Personal information
- Full name: Frederick Augustus Ford Smith
- Date of birth: 16 May 1887
- Place of birth: Buxton, England
- Date of death: 23 December 1957 (aged 70)
- Place of death: Macclesfield, England
- Position: Full back

Youth career
- 1904–1905: Buxton

Senior career*
- Years: Team / Apps / (Gls)
- 1905–1906: Wigan Town
- 1906–1909: Stockport County / 27 / (0)
- 1909–1910: Derby County / 5 / (0)
- 1910–1913: Macclesfield / 87 / (8)
- 1913–1914: Southampton / 16 / (0)
- 1920–1923: Macclesfield / 27 / (4)

= Fred Smith (footballer, born 1887) =

English footballer

Frederick Augustus Ford Smith (16 May 1887 – 23 December 1957) was an English footballer who played as a full back in the period prior to World War I.

==Football career==
He was born in Buxton and started his career playing in the Manchester League before signing for a fledgling Wigan Town in December 1905. His professional career began in 1906 during which he played League football for Stockport County and Derby County before giving up playing full-time to concentrate on his job as a motor mechanic in Macclesfield.

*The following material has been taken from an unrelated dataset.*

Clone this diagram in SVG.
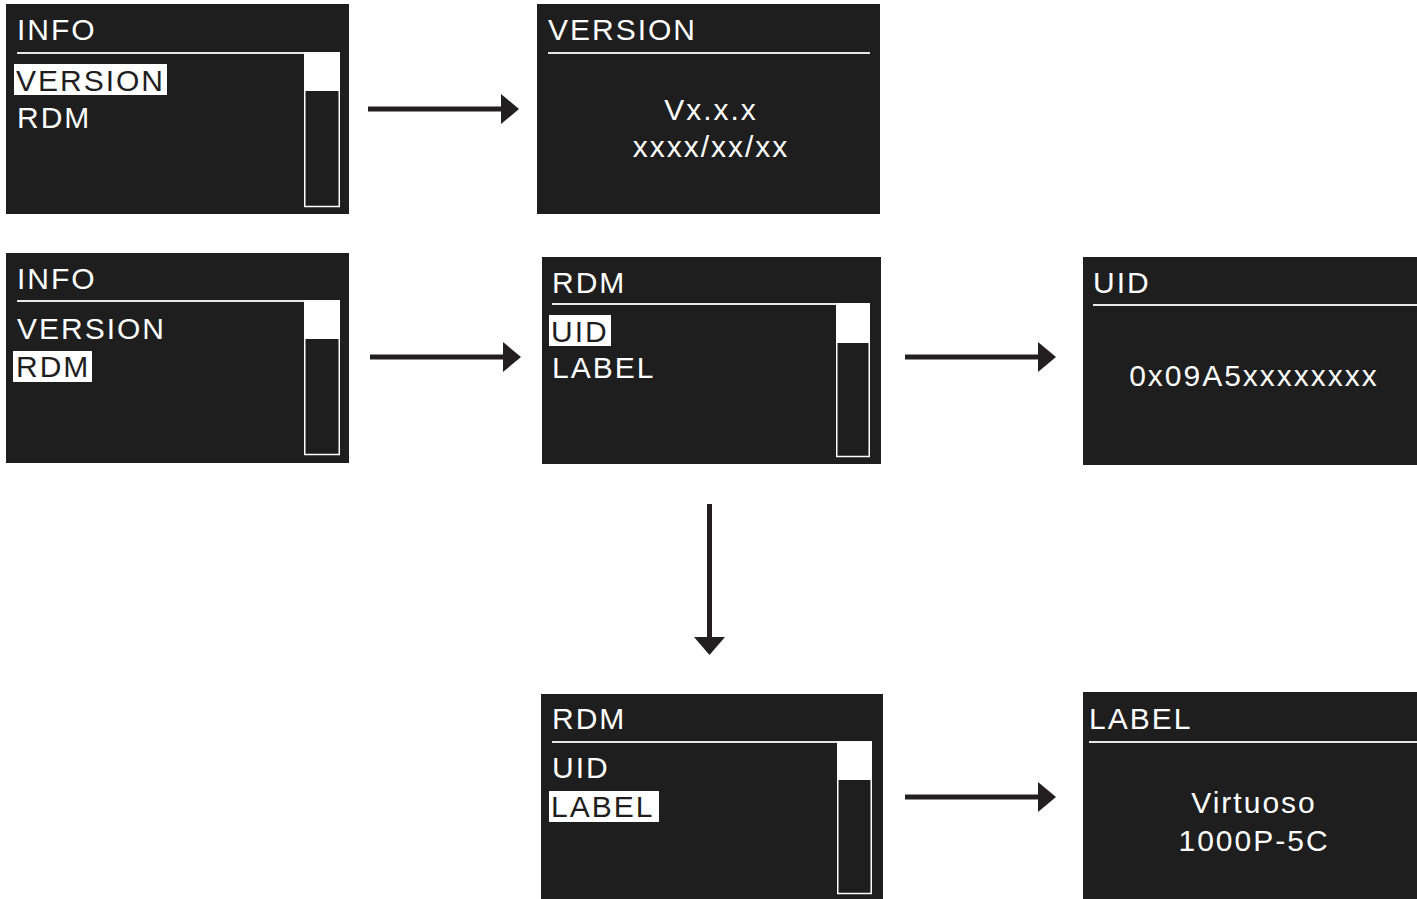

In May 1913, he was recruited by Southern Football League Southampton, by when he was at the "veteran" stage of his career. He initially played for the reserve team, where he was appointed captain. His "clean cut, up-standing image" had a beneficial effect on the youngsters. Following three successive defeats in October 1913, he made his first-team debut in a 2–0 defeat at Reading on 1 November, replacing Bert Lee at right-back. His "determination and speed" enabled him to retain his place for the next ten games, before giving way to Richard Brooks in January. Smith made a further five appearances in the latter part of the season.

At the end of the season, he was struggling to retain full fitness and decided to retire to concentrate on his motor career and returned to Macclesfield.

==Family==
Fred was a brother to William "Buxton" Smith who played for Buxton, Manchester City, and to Lancelot who also played for Wigan Town.